• [Exercise]
Pick out each line of the records that includes the string "code", and copy it.

Excerpt from a dataset:
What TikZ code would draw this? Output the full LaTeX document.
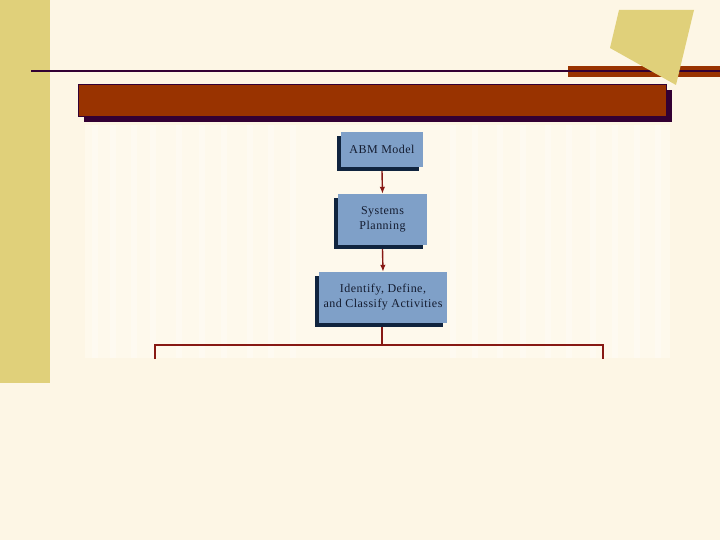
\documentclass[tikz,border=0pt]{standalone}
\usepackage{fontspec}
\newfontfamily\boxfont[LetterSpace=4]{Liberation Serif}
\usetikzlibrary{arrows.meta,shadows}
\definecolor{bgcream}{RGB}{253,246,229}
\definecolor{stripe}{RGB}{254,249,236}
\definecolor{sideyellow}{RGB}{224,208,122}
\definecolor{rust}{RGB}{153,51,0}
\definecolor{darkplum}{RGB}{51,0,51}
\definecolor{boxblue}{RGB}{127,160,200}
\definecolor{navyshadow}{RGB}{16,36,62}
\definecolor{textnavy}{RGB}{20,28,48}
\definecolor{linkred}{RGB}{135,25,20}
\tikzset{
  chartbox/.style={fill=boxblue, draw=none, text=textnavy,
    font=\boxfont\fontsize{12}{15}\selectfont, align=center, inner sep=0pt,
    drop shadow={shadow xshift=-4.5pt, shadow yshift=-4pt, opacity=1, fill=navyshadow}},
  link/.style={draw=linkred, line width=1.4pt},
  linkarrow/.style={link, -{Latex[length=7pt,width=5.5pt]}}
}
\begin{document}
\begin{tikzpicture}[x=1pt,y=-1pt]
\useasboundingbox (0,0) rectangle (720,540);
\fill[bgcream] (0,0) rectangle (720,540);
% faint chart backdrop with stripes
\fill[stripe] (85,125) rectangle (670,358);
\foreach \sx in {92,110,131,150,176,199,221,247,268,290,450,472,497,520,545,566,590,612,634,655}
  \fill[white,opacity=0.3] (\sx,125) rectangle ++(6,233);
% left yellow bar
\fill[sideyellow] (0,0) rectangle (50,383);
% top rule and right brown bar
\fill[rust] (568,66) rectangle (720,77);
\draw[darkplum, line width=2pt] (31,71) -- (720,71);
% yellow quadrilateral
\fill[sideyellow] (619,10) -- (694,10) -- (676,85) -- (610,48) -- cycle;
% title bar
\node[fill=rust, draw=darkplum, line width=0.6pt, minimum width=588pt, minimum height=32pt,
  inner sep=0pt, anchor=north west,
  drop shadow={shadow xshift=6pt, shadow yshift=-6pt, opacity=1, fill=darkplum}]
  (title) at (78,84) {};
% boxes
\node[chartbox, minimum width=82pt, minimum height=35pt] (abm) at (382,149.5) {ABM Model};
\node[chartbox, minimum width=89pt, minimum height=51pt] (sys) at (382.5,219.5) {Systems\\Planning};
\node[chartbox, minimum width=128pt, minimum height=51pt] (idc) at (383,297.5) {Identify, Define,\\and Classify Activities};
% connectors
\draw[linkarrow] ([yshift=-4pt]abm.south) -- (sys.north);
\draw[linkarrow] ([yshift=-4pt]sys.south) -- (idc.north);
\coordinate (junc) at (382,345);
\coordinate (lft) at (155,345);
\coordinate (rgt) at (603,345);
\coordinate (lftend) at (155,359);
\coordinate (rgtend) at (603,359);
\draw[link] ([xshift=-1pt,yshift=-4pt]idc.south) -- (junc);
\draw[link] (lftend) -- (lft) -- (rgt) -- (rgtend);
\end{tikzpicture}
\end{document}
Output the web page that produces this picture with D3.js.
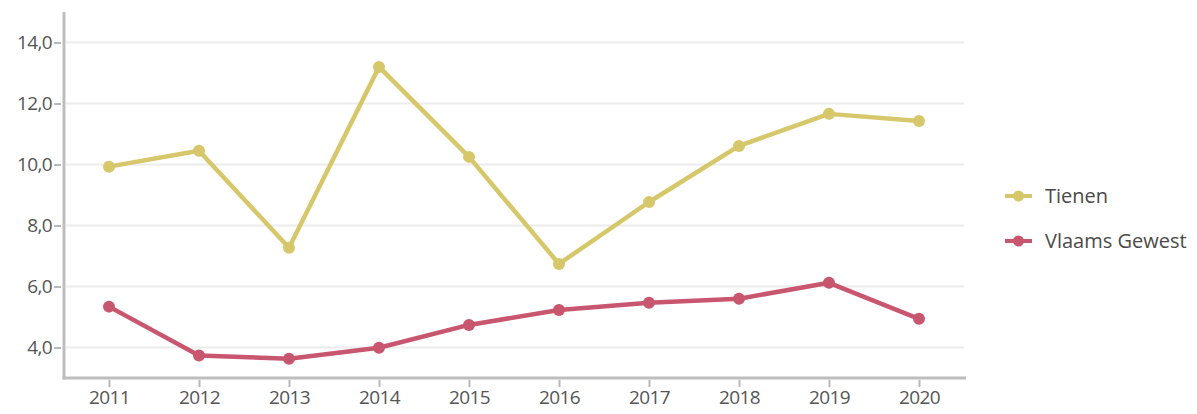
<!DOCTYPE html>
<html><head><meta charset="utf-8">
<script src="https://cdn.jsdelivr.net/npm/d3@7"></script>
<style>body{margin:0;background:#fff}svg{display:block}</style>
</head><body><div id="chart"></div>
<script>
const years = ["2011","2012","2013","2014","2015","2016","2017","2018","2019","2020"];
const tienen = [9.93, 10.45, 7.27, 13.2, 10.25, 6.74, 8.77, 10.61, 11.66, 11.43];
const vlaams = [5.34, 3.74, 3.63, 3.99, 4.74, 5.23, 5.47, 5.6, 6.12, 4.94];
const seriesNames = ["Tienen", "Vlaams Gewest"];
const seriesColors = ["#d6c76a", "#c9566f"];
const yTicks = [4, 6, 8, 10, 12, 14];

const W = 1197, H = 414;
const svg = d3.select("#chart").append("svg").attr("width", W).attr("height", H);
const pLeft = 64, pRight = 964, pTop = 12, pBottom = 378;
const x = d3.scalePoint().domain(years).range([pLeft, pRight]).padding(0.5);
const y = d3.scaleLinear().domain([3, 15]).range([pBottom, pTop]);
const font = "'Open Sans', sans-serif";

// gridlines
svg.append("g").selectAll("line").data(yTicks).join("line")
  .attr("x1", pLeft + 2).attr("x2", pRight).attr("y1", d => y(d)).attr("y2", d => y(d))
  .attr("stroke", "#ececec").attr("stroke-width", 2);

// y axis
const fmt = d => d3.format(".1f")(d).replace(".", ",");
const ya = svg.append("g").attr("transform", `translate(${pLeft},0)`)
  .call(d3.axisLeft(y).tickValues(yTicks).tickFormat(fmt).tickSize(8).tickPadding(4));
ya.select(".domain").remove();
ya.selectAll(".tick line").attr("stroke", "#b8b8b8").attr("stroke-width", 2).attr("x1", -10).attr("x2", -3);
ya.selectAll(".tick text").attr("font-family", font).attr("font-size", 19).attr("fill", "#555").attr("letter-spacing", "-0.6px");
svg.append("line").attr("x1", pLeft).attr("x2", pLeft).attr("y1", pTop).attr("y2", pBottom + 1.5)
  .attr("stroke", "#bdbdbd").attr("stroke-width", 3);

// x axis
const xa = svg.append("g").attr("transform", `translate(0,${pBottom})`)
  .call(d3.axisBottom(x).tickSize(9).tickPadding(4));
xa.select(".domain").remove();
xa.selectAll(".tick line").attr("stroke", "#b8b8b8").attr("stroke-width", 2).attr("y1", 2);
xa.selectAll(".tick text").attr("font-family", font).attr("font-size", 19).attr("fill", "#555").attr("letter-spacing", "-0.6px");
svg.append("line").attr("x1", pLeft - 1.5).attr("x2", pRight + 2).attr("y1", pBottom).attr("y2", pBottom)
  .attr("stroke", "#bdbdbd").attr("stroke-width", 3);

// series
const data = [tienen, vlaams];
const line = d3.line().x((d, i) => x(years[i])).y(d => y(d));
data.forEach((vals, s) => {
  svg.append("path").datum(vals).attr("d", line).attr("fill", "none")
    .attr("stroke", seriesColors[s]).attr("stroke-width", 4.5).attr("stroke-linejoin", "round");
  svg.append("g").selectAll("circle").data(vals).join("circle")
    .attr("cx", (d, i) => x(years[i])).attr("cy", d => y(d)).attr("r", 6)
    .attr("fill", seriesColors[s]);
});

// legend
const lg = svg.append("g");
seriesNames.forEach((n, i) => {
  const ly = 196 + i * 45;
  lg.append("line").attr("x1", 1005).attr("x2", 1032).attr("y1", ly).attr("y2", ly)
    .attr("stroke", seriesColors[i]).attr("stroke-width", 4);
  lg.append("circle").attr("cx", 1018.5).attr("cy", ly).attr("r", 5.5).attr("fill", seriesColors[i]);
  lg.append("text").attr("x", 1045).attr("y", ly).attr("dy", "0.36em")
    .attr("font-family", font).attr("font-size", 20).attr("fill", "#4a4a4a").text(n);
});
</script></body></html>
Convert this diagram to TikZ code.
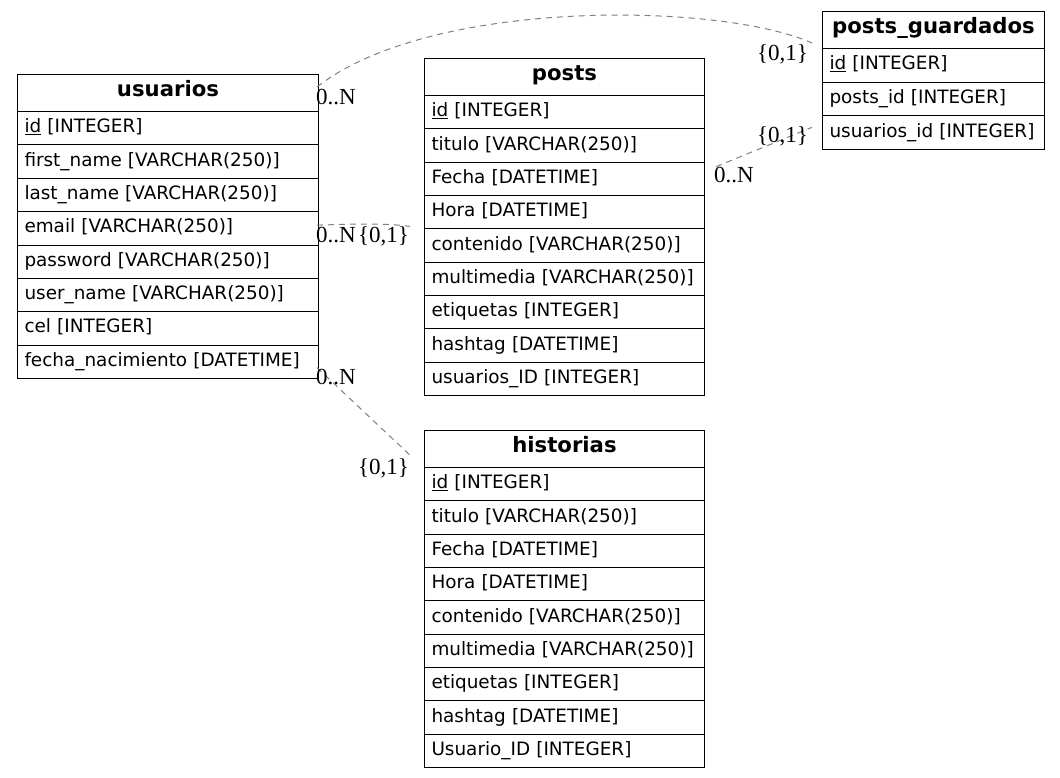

• [Solution to this problem]
What TikZ code would draw this? Output the full LaTeX document.
Convert this diagram to TikZ code.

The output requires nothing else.